運動会について…雑談

陽の日日記

 娘の運動会については感動しましたし、(standfmでも配信した通り)反省点もありました。ただ、自分は、そのXを出す時も躊躇とためらいがありました。実際には、「公開処刑だった」というパパママさんもいるはずだからです。昔、自分たちも結構にそういう気持ちになったことがあるし、一歩間違えれば、同じような展開になっていたのも事実です。今回の運動会だって、そういった保護者様もいたのではないかと思っています。

 運動会は誰もが楽しみにして、本人も「褒められたくて」がんばって、最後はみんなで頑張ったご褒美に外食でも…というのが普通の家族だと思います。でも、障害児家族はそうはならない。今回、自分も同じような気持ちでしたが、「落ち着いてほしい」「走り回らないで」そういう想いで娘を見つめていたのも事実です。「失敗しなきゃ御の字」そんな気持ちでもあったのです。そして、それが「頑張ったね」という気持ちなのです。

 それでも、子供たちの中では、「一切踊らない」「ずっと泣いている」「走り回って迷惑」「せっかくのお遊戯も台無しにしている」など失敗が目についてしまう子もいるんじゃないかなと思います。そういった時の親の苦しさは半端がない。悲しいを通り越して、どうしたらよいかと胸を槍で突かれたような気持ちでわが子を見ている。

 幼稚園の先生から「今回は出席しますか?」と聞かれた親御さんなんかもいるかもしれません。「え?当たり前に出席しますけどダメなんですか?」そんなことを言われてもわが子の為に出席している家族もいるかもしれない。

 僕は、投げかける言葉がない。

 でも、「子どもを応援に行くこと」は正しく、確かに『公開処刑』て言葉になるのかもしれないけれど、そして「どうしても周りが気になる」のは分かるけれど、そのお子さんが、「そこにいた」ことだけに集中して、大成功なんだと思ってほしい。きれいごとだと分かっているつもり。そして、それは他人事の発言だし、無責任な同情のようにも、自分に対して「お前はバカだ」と思うのです。当事者でないと分からない苦しみ。自分の子をしっかり応援しているだけなのに、つらいのは周りの視線が気になっているという事実。そして、同情や温かい言葉まで疎ましく感じる。そういうことも沢山ある。

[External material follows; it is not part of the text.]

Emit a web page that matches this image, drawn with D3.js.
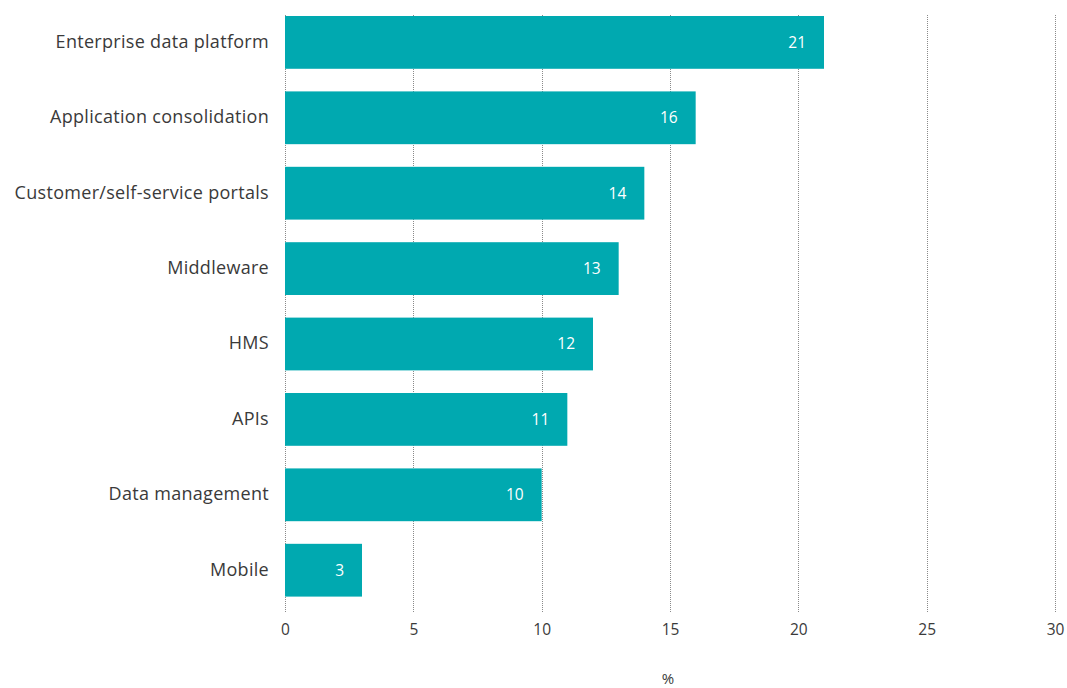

 僕は息子が中1の時に、誰よりも早く走れるはずの息子が徒競走でスタートからゴールまで歩いていた運動会を忘れられない。声援すら苦しかった。痛々しく周りには映っていたかもしれない。でも、心の底から感動した。「きっと出たくない、逃げ出したい。いつもはここに参加もしない。スタートラインに息子を発見すら出来ないかもしれない。でも、歩いて参加しているじゃないか」と。その内心は、周りの声…同情めいた応援をくれる人の心には知りえないことだ。でも、親は知っている。何が本人の努力なのかを。参加すら出来ない子もいるかもしれない。でも、その子は「うちで参加していないことにもがいているかもしれない。しっかり戦っている」そう思ったりする。誰も、気づかない思い。僕の大切な息子のその努力の在り方を知っているのは、僕ら親だけなのだ。

 決して、周りの声援をくれる方を批判はしていない。むしろ感謝をしている。でも、親の深層心理には誰も気づけない。それは当たり前だ。

 だからこそ、僕は、僕と妻それと息子だけの「運動会」と、僕は周りを遮断して見つめている。

 僕には、発達障害児のご父兄のその辛さに寄り添う事は出来る力はきっとない。だって、その苦しさを分かったような文面は、本当にそのご家族に対して失礼だと思うからだ。わかったふりなんて出来ない。ただ、「つらいこと」が理解できるだけに過ぎない。僕も沢山、それを経験してきたから。共感ということだけしか出来ない。

 でも、「どうか、周りの目には負けないで…」と思う。

 あくまでも、「お子さんとご家族だけが参加した運動会なんだと見つめてほしい」と願う。けして、自分のお子さんが失敗したのではなく、どんな展開の中でも、「お子さんは頑張った」のだと思ってほしい。身勝手な考え方かもしれない。恩着せがましくいう事ではないかもしれない。偉そうにいうことでもない。

 でも、大切なのは周りの視線や同情の声援じゃない。あくまでも、家族の中のお子さんと保護者様だけの大切な思い出とその時間。いつかはきっと「それが良い形に変わる」と信じて負けないでほしい。